One article I read (cannot find the link at the moment) said that the driver had gone to the team to fix the bridle that was pulled loose - and that was when the team bolted..... and he was not in the carriage at the time.

Such a tragedy for all involved...


----------



## Marsha Cassada (Jul 7, 2010)

jegray21, are you advocating people being required to have a license to drive a horse? (I have never figured out how to use the quote thing.) So, I get my license with a 30 year old, experienced horse--would that cover me if I then took out a carriage with a 3 year old, green horse?

I have done lots of "stupid" things in life, and not just with horses. How is one to learn if one never tries anything? Knowledge is cumulative, and haven't we always been told we learn by our mistakes? Well, if other people can learn by our mistakes, too, then failing isn't a total failure.

Discussing accidents like this helps us all to learn. Perhaps parade viewers will be a little more cautious in the future. Perhaps I will secure my bridle better before my next parade. Or perhaps search for a gullet strap.


----------



## RhineStone (Jul 7, 2010)

Marsha Cassada said:


> jegray21, are you advocating people being required to have a license to drive a horse?


The Carriage Association of America has a program that "certifies" (I don't know if that is the word the CAA uses) drivers. It is called the Driver Proficiency Program and has 3 levels plus Road Driving.

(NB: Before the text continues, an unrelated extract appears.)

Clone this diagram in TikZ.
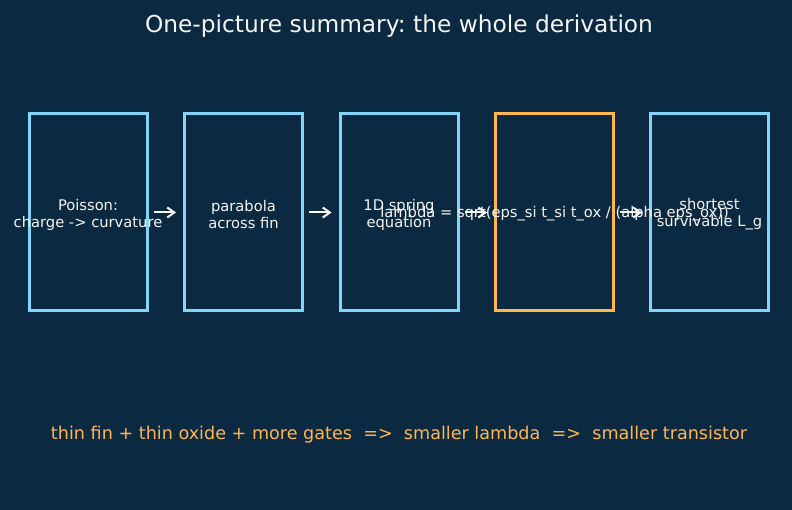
\documentclass[tikz,border=0pt]{standalone}
\usepackage{fontspec}
\setmainfont{DejaVu Sans}
\usetikzlibrary{arrows.meta}
\definecolor{bg}{HTML}{0B2A42}
\definecolor{bluebox}{HTML}{81D4FA}
\definecolor{orangebox}{HTML}{FFB74D}
\definecolor{titlecol}{HTML}{F5F5F5}
\frenchspacing
\tikzset{
  stagebox/.style={draw=bluebox, line width=3pt, fill=bg, minimum width=118pt, minimum height=197pt, inner sep=0pt},
  keybox/.style={stagebox, draw=orangebox},
  boxtext/.style={text=titlecol, font=\fontsize{14.7}{17}\selectfont, align=center, inner sep=0pt},
  flow/.style={draw=white, line width=2pt, -{Straight Barb[length=7pt,width=10pt,line width=2pt]}, shorten <=5pt, shorten >=7pt}
}
\begin{document}
\begin{tikzpicture}[x=1pt,y=-1pt]
\fill[bg] (0,0) rectangle (792,510);
\useasboundingbox (0,0) rectangle (792,510);
\node[text=titlecol, font=\fontsize{23.3}{27}\selectfont] (title) at (399,26) {One-picture summary: the whole derivation};
\node[stagebox] (b1) at (88,212.5) {};
\node[stagebox] (b2) at (243.5,212.5) {};
\node[stagebox] (b3) at (399,212.5) {};
\node[keybox] (b4) at (554.5,212.5) {};
\node[stagebox] (b5) at (709.5,212.5) {};
\node[boxtext] (t1) at ([yshift=-2pt]b1.center) {Poisson:\\charge -> curvature};
\node[boxtext] (t2) at ([yshift=-2pt]b2.center) {parabola\\across fin};
\node[boxtext] (t3) at ([yshift=-2pt]b3.center) {1D spring\\equation};
\node[boxtext] (t4) at ([yshift=-1.5pt]b4.center) {lambda = sqrt(eps\_si t\_si t\_ox / (alpha eps\_ox))};
\node[boxtext] (t5) at ([yshift=-2pt]b5.center) {shortest\\survivable L\_g};
\draw[flow] (b1.east) -- (b2.west);
\draw[flow] (b2.east) -- (b3.west);
\draw[flow] (b3.east) -- (b4.west);
\draw[flow] (b4.east) -- (b5.west);
\node[text=orangebox, font=\fontsize{17.6}{21}\selectfont] (summary) at (399,435) {thin fin + thin oxide + more gates\ \ =>\ \ smaller lambda\ \ =>\ \ smaller transistor};
\end{tikzpicture}
\end{document}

http://www.caaonline.com/caa_content.asp?PageType=Dept&Key=28

I need to complete that program yet. If all drivers did, it would be extremely helpful.

Myrna


----------



## hobbyhorse23 (Jul 7, 2010)

God SAVE us from legislating who is and is not a fit driver!!



:shocked We did that with teachers and farmers and everything else in America and look where that got us.







RhineStone said:


> The Carriage Association of America has a program that "certifies" (I don't know if that is the word the CAA uses) drivers. It is called the Driver Proficiency Program and has 3 levels plus Road Driving.
> http://www.caaonline.com/caa_content.asp?PageType=Dept&Key=28
> 
> I need to complete that program yet. If all drivers did, it would be extremely helpful.


Unfortunately that program doesn't teach you anything, it only tests you. I purchased the syllabi because I thought they'd be more of a study guide but they only tell you what you'll be tested on, not where to find the answers. It's very annoying.

Leia


----------



## RhineStone (Jul 8, 2010)

hobbyhorse23 said:


> Unfortunately that program doesn't teach you anything, it only tests you. I purchased the syllabi because I thought they'd be more of a study guide but they only tell you what you'll be tested on, not where to find the answers. It's very annoying.


But it is the closest thing to "licensing" we have that was mentioned here. That is why I brought it up.

Myrna


----------



## Sandee (Jul 8, 2010)

hobbyhorse23 said:


> God SAVE us from legislating who is and is not a fit driver!!
> 
> 
> 
> ...


AMEN, to that! I'm so sick of being told what, how, and why. Just having a "license" does NOT guarentee that an accident (which is what this was) won't happen. And beating a dead horse won't help anyone so let's not overthink this.


----------



## Reble (Jul 8, 2010)

Marsha Cassada said:


> http://www.kcrg.com/news/local/97767114.html#idc-cover


Oh just seen the video, that is terrible.

Thinking of all the families involved !!!


----------